*Given data:*
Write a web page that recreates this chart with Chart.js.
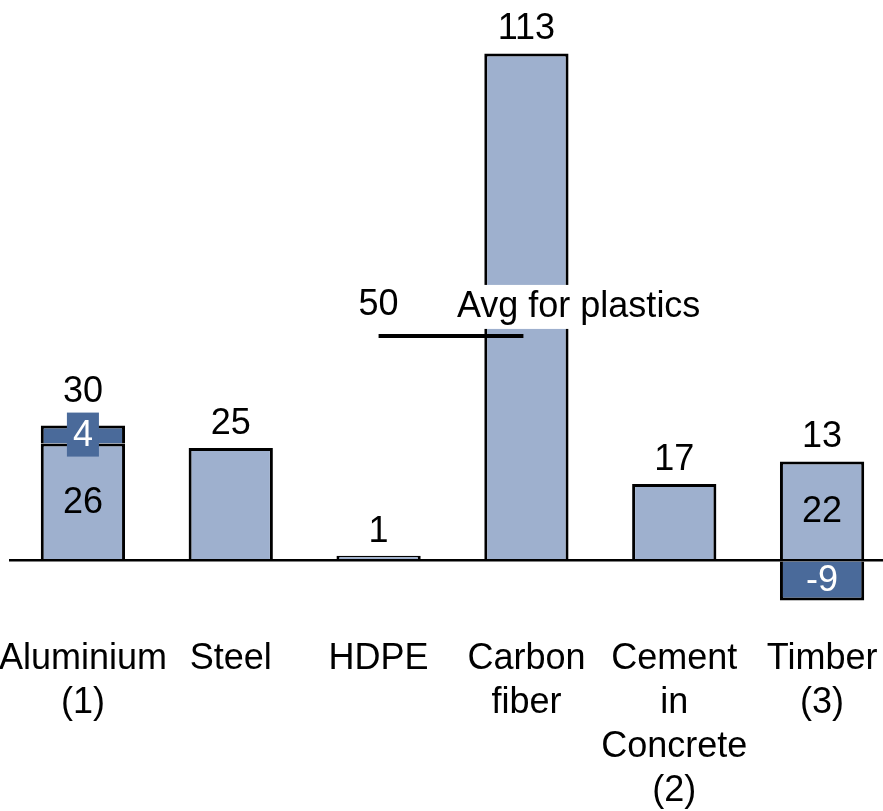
--
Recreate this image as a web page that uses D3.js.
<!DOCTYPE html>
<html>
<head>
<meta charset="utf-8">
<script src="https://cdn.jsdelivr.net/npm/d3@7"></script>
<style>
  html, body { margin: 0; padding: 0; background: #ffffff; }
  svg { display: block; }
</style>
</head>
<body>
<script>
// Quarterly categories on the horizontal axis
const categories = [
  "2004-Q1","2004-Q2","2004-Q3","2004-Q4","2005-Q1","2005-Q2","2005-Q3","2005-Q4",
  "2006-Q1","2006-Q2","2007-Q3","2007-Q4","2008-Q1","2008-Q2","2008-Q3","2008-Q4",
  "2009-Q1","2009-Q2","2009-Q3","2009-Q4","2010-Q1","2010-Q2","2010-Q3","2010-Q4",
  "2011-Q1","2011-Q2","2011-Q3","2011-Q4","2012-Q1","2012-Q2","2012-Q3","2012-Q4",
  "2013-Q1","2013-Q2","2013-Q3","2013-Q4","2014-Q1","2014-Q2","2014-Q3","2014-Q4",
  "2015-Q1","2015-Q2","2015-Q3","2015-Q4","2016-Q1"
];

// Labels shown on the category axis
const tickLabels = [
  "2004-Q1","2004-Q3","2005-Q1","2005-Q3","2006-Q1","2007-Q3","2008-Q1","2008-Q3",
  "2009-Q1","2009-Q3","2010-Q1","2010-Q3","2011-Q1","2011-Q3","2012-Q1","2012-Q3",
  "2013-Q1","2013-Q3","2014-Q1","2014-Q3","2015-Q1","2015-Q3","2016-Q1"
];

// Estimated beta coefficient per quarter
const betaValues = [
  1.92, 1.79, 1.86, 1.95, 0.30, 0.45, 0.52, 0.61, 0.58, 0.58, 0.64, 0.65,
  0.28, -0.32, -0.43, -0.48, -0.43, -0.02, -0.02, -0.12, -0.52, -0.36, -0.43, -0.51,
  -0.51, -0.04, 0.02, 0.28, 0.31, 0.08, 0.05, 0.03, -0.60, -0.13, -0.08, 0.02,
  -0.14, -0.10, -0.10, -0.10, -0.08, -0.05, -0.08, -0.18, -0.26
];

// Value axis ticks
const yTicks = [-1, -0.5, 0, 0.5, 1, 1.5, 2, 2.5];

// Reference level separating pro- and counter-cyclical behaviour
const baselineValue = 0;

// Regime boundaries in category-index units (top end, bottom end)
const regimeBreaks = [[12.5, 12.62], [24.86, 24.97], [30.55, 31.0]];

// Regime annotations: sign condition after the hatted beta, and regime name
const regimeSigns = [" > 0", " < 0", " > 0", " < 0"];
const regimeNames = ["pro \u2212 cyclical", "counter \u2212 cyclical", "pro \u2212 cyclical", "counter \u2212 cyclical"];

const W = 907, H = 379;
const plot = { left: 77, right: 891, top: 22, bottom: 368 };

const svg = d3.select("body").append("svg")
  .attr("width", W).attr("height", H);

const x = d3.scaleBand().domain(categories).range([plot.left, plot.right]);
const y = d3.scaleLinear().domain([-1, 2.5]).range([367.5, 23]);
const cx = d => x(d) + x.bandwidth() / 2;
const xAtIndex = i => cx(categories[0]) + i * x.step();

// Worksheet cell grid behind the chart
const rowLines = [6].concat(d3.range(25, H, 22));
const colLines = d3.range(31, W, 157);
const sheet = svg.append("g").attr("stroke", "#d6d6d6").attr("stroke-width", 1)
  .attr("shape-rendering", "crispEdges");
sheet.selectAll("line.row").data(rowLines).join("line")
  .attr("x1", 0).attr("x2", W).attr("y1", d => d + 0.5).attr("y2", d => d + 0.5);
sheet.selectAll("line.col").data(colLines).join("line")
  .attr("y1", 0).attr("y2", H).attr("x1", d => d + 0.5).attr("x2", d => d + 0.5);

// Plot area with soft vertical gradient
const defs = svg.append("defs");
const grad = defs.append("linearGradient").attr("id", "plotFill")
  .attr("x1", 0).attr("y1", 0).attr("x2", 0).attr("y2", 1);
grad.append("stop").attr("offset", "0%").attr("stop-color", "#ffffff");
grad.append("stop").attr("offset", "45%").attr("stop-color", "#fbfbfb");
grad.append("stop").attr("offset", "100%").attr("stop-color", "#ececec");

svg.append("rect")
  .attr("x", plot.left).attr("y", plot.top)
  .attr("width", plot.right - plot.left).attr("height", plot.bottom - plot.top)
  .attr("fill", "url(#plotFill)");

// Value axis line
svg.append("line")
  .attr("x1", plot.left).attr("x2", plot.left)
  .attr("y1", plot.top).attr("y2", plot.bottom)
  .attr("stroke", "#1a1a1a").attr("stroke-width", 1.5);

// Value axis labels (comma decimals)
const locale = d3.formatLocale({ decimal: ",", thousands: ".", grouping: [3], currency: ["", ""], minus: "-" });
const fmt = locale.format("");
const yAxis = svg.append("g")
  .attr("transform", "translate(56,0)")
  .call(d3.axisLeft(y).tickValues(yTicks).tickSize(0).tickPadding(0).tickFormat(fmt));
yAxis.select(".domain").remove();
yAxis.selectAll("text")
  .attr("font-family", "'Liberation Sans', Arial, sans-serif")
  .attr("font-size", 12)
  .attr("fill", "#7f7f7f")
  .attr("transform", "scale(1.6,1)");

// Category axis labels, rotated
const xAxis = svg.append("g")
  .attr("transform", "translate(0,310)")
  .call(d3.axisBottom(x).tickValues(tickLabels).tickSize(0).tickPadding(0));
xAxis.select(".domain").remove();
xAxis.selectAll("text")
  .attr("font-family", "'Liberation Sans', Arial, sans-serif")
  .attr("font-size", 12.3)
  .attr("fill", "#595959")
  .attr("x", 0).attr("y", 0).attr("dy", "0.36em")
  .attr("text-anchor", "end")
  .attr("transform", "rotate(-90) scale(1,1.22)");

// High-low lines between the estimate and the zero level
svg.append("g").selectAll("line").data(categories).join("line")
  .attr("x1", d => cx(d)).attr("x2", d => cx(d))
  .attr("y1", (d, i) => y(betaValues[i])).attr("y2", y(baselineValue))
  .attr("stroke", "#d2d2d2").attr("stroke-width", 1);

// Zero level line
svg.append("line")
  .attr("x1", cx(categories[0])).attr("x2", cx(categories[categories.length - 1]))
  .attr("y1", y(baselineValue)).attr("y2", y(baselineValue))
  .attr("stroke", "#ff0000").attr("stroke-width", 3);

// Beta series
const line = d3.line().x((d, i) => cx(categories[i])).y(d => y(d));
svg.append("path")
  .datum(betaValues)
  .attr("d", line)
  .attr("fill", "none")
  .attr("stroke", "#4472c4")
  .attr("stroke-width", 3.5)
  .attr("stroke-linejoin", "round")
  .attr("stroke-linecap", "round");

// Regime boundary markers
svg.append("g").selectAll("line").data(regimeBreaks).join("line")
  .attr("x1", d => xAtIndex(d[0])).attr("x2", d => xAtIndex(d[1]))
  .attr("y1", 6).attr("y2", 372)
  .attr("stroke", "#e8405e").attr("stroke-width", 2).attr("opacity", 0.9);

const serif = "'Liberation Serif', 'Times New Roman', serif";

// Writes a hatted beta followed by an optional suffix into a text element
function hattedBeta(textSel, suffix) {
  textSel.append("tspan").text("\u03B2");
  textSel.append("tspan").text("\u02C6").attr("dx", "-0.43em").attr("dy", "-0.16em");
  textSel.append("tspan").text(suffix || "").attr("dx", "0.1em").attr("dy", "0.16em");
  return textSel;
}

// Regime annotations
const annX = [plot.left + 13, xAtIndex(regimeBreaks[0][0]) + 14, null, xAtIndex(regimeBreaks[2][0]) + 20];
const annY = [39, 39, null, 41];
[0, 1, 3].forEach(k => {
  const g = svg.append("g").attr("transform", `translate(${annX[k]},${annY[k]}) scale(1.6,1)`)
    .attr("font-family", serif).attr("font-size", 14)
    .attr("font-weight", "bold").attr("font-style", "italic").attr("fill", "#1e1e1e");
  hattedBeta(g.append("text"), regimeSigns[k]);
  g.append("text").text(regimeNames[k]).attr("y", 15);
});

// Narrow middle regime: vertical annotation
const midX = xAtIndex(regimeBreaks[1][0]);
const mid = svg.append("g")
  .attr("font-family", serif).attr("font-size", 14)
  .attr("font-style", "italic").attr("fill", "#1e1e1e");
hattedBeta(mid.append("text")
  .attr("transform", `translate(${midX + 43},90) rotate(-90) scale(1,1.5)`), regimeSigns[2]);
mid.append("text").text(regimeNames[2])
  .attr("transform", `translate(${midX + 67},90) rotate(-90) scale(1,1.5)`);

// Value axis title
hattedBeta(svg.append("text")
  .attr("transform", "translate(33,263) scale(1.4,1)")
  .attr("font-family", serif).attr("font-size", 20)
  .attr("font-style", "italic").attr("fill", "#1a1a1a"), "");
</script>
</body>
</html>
--
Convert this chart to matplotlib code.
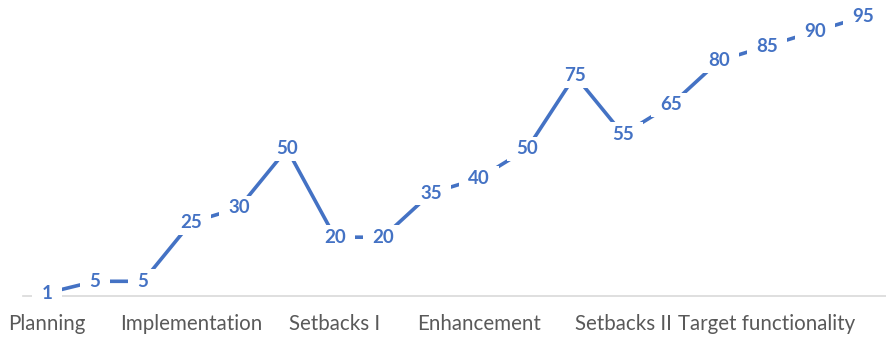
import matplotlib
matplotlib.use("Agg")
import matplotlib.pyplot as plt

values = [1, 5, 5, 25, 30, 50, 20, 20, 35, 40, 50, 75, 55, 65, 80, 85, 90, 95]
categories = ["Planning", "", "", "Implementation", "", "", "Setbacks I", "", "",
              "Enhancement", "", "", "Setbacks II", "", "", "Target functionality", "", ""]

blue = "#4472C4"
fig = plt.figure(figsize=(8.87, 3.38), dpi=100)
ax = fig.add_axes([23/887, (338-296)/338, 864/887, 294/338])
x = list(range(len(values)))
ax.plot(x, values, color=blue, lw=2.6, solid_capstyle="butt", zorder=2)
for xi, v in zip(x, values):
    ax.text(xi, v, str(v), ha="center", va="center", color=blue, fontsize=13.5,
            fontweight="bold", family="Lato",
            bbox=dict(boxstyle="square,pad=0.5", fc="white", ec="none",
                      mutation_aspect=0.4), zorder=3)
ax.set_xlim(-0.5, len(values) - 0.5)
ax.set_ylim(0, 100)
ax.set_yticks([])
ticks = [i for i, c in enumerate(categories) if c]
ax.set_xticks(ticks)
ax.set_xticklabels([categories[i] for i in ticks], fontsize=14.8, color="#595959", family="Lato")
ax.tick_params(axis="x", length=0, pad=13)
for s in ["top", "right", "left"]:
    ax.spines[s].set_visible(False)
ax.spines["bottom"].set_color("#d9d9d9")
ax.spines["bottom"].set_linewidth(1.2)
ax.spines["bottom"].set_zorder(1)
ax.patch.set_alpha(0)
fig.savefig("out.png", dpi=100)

*Aim of the task:* Working from the material above, state how many lines contain "page"; give only the number.

*Solution for this problem:* 2